═════ Source material

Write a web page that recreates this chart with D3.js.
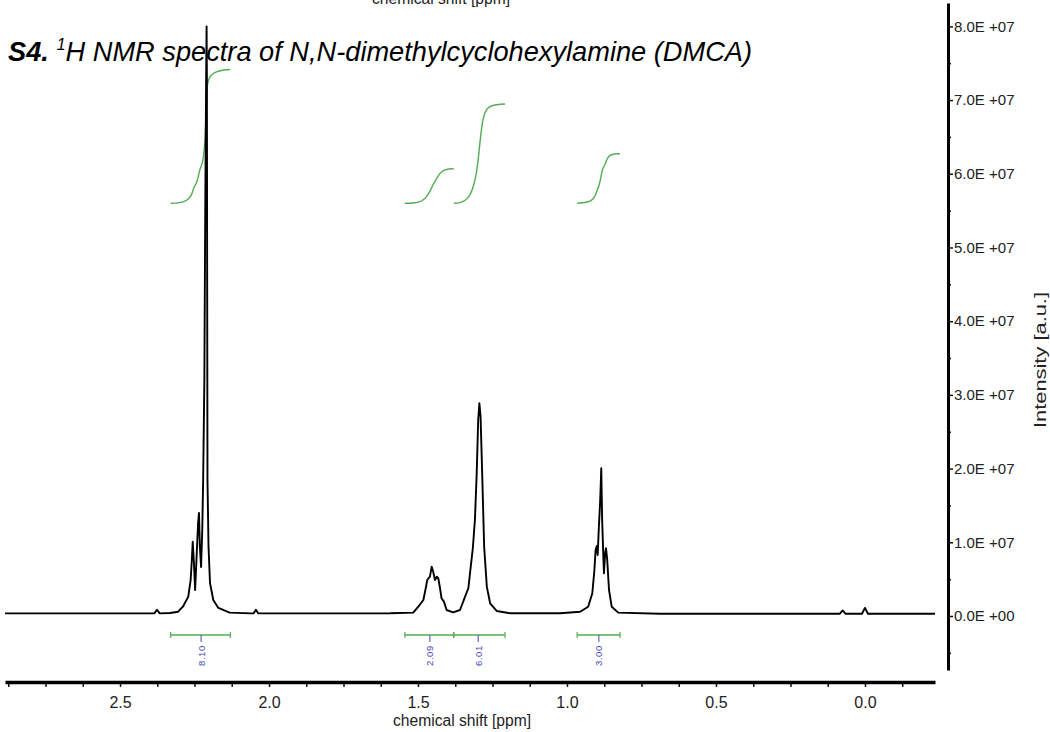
<!DOCTYPE html>
<html>
<head>
<meta charset="utf-8">
<script src="https://cdn.jsdelivr.net/npm/d3@7"></script>
<style>
  html, body { margin: 0; padding: 0; background: #fff; }
  svg { display: block; }
  text { font-family: "Liberation Sans", Arial, sans-serif; }
</style>
</head>
<body>
<svg id="chart" width="1050" height="732"></svg>
<script>
// 1H NMR spectrum of DMCA: [chemical shift (ppm), intensity (x1E7 a.u.)]
const spectrum = [
  [2.886, 0.035], [2.600, 0.035], [2.385, 0.035], [2.376, 0.085], [2.367, 0.035],
  [2.332, 0.040], [2.305, 0.058], [2.289, 0.126], [2.271, 0.262], [2.263, 0.488],
  [2.259, 0.760], [2.256, 1.008], [2.252, 0.719], [2.248, 0.353], [2.243, 0.805],
  [2.238, 1.262], [2.235, 1.398], [2.232, 0.940], [2.228, 0.665], [2.224, 1.167],
  [2.221, 1.845], [2.217, 3.200], [2.214, 5.500], [2.211, 7.300], [2.2095, 8.000],
  [2.2085, 7.300], [2.2075, 4.500], [2.2065, 1.845], [2.203, 0.940], [2.198, 0.448],
  [2.187, 0.217], [2.170, 0.109], [2.132, 0.045], [2.060, 0.035], [2.052, 0.035],
  [2.044, 0.085], [2.036, 0.035], [1.800, 0.035], [1.594, 0.037], [1.516, 0.045],
  [1.499, 0.126], [1.482, 0.217], [1.473, 0.398], [1.469, 0.488], [1.460, 0.533],
  [1.454, 0.669], [1.449, 0.601], [1.443, 0.488], [1.437, 0.533], [1.432, 0.512],
  [1.426, 0.376], [1.421, 0.240], [1.413, 0.195], [1.404, 0.081], [1.382, 0.050],
  [1.359, 0.081], [1.342, 0.262], [1.331, 0.376], [1.323, 0.669], [1.316, 0.919],
  [1.309, 1.303], [1.303, 1.936], [1.298, 2.659], [1.294, 2.886], [1.290, 2.704],
  [1.284, 1.845], [1.278, 0.940], [1.269, 0.398], [1.258, 0.172], [1.236, 0.068],
  [1.191, 0.037], [1.023, 0.037], [0.956, 0.058], [0.929, 0.126], [0.915, 0.308],
  [0.908, 0.624], [0.904, 0.896], [0.900, 0.950], [0.897, 0.828], [0.893, 1.212],
  [0.889, 1.529], [0.887, 1.754], [0.885, 2.004], [0.882, 1.303], [0.878, 0.805],
  [0.876, 0.579], [0.872, 0.851], [0.869, 0.919], [0.865, 0.760], [0.859, 0.353],
  [0.850, 0.126], [0.828, 0.045], [0.688, 0.030], [0.085, 0.030], [0.075, 0.075],
  [0.065, 0.030], [0.010, 0.030], [0.000, 0.110], [-0.010, 0.030], [-0.235, 0.030]
];

// integration regions
const integralLabels = ["8.10", "2.09", "6.01", "3.00"];
const integralValues = [8.10, 2.09, 6.01, 3.00];
const integralFrom   = [2.330, 1.544, 1.380, 0.966];
const integralTo     = [2.130, 1.380, 1.208, 0.822];
const integralPeak   = [2.228, 1.460, 1.298, 0.893];

// axis ticks
const ppmTicks = [2.5, 2.0, 1.5, 1.0, 0.5, 0.0];
const intensityTicks = [0, 1, 2, 3, 4, 5, 6, 7, 8];
const intensityMinorTicks = [-0.5, 0.5, 1.5, 2.5, 3.5, 4.5, 5.5, 6.5, 7.5];

const baseline = 0.035;          // spectrum offset removed before integrating
const integralLevel = 5.6;       // intensity level where integral curves start
const integralUnit = 0.224;      // intensity span of one integral unit

const svg = d3.select("#chart");

const x = d3.scaleLinear().domain([2.886, -0.235]).range([5, 935]);
const y = d3.scaleLinear().domain([-0.733, 8.317]).range([670, 3]);

// axis title of the panel above, clipped by the top edge
svg.append("text")
  .attr("x", 441).attr("y", 4)
  .attr("text-anchor", "middle")
  .attr("font-size", 16)
  .attr("fill", "#222")
  .attr("textLength", 138).attr("lengthAdjust", "spacingAndGlyphs")
  .text("chemical shift [ppm]");

// linear read-out of the spectrum at a given shift
const valueAt = p => {
  for (let k = 0; k < spectrum.length - 1; k++) {
    const a = spectrum[k], b = spectrum[k + 1];
    if (a[0] >= p && b[0] <= p) {
      const t = (a[0] - p) / (a[0] - b[0]);
      return a[1] + t * (b[1] - a[1]);
    }
  }
  return baseline;
};

// integral curves: running area of each region, scaled to its integral value
const green = "#52ad52";
integralValues.forEach((v, i) => {
  const lo = integralTo[i], hi = integralFrom[i];
  const inside = spectrum.filter(d => d[0] < hi && d[0] > lo);
  const seq = [[hi, valueAt(hi)], ...inside, [lo, valueAt(lo)]];
  let acc = 0;
  const cum = [[seq[0][0], 0]];
  for (let k = 1; k < seq.length; k++) {
    const h0 = Math.max(0, seq[k - 1][1] - baseline);
    const h1 = Math.max(0, seq[k][1] - baseline);
    acc += (seq[k - 1][0] - seq[k][0]) * (h0 + h1) / 2;
    cum.push([seq[k][0], acc]);
  }
  const total = acc;
  const line = d3.line()
    .x(d => x(d[0]))
    .y(d => y(integralLevel + (d[1] / total) * v * integralUnit))
    .curve(d3.curveMonotoneX);
  svg.append("path")
    .attr("d", line(cum))
    .attr("fill", "none")
    .attr("stroke", green)
    .attr("stroke-width", 1.4);
});

// spectrum trace
const specLine = d3.line().x(d => x(d[0])).y(d => y(d[1]));
svg.append("path")
  .attr("d", specLine(spectrum))
  .attr("fill", "none")
  .attr("stroke", "#000")
  .attr("stroke-width", 1.9)
  .attr("stroke-linejoin", "round");

// title
const title = svg.append("text")
  .attr("x", 8).attr("y", 61)
  .attr("font-size", 28)
  .attr("font-style", "italic")
  .attr("fill", "#000")
  .attr("textLength", 744).attr("lengthAdjust", "spacingAndGlyphs");
title.append("tspan").attr("font-weight", "bold").text("S4.");
title.append("tspan").text(" ");
title.append("tspan").attr("font-size", 17).attr("dy", -11).text("1");
title.append("tspan").attr("dy", 11).text("H NMR spectra of N,N-dimethylcyclohexylamine (DMCA)");

// integration bars with values
const barY = 635;
const blue = "#4646c0";
integralValues.forEach((v, i) => {
  const g = svg.append("g");
  const x0 = x(integralFrom[i]), x1 = x(integralTo[i]);
  g.append("line").attr("x1", x0).attr("x2", x1).attr("y1", barY).attr("y2", barY)
    .attr("stroke", green).attr("stroke-width", 1.4);
  [x0, x1].forEach(xx => g.append("line")
    .attr("x1", xx).attr("x2", xx).attr("y1", barY - 3).attr("y2", barY + 3)
    .attr("stroke", green).attr("stroke-width", 1.2));
  const xm = x(integralPeak[i]);
  g.append("line").attr("x1", xm).attr("x2", xm).attr("y1", barY).attr("y2", barY + 7)
    .attr("stroke", blue).attr("stroke-width", 1);
  g.append("text")
    .attr("transform", `translate(${xm + 3.5},${barY + 31}) rotate(-90)`)
    .attr("font-size", 9.5)
    .attr("font-family", "DejaVu Sans, sans-serif")
    .attr("fill", blue)
    .attr("letter-spacing", 0.6)
    .text(integralLabels[i]);
});

// x axis
const xAxisY = 682;
const xMinor = d3.range(-0.125, 2.9, 0.125).filter(t => Math.abs(t / 0.5 - Math.round(t / 0.5)) > 1e-6);
svg.append("g")
  .attr("transform", `translate(0,${xAxisY})`)
  .call(d3.axisBottom(x).tickValues(xMinor).tickSize(5).tickSizeOuter(0).tickFormat(""))
  .call(g => g.select(".domain").remove())
  .call(g => g.selectAll(".tick line").attr("stroke", "#111").attr("stroke-width", 1.5));
svg.append("g")
  .attr("transform", `translate(0,${xAxisY})`)
  .call(d3.axisBottom(x).tickValues(ppmTicks).tickSize(5).tickSizeOuter(0).tickPadding(10)
    .tickFormat(d3.format(".1f")))
  .call(g => g.select(".domain").attr("stroke", "#000").attr("stroke-width", 3.5))
  .call(g => g.selectAll(".tick line").attr("stroke", "#111").attr("stroke-width", 1.5))
  .call(g => g.selectAll(".tick text")
    .attr("font-size", 16).attr("fill", "#222")
    .attr("font-family", "Liberation Sans, Arial, sans-serif"));
svg.append("text")
  .attr("x", 462).attr("y", 726)
  .attr("text-anchor", "middle")
  .attr("font-size", 16).attr("fill", "#222")
  .attr("textLength", 138).attr("lengthAdjust", "spacingAndGlyphs")
  .text("chemical shift [ppm]");

// y axis on the right
const yAxisX = 948;
svg.append("g")
  .attr("transform", `translate(${yAxisX},0)`)
  .call(d3.axisRight(y).tickValues(intensityMinorTicks).tickSize(3).tickSizeOuter(0).tickFormat(""))
  .call(g => g.select(".domain").remove())
  .call(g => g.selectAll(".tick line").attr("stroke", "#111").attr("stroke-width", 1.5));
svg.append("g")
  .attr("transform", `translate(${yAxisX},0)`)
  .call(d3.axisRight(y).tickValues(intensityTicks).tickSize(5).tickSizeOuter(0).tickPadding(1)
    .tickFormat(d => d === 0 ? "0.0E +00" : d3.format(".1f")(d) + "E +07"))
  .call(g => g.select(".domain").attr("stroke", "#000").attr("stroke-width", 3))
  .call(g => g.selectAll(".tick line").attr("stroke", "#111").attr("stroke-width", 1.5))
  .call(g => g.selectAll(".tick text")
    .attr("font-size", 15).attr("fill", "#222")
    .attr("font-family", "Liberation Sans, Arial, sans-serif"));
svg.append("text")
  .attr("transform", "translate(1046,360) rotate(-90)")
  .attr("text-anchor", "middle")
  .attr("font-size", 16).attr("fill", "#222")
  .attr("textLength", 136).attr("lengthAdjust", "spacingAndGlyphs")
  .text("Intensity [a.u.]");
</script>
</body>
</html>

══════════

Work instructions: Pull every line containing the word "chart" out of the material.

Written answer:
Write a web page that recreates this chart with D3.js.
<svg id="chart" width="1050" height="732"></svg>
const svg = d3.select("#chart");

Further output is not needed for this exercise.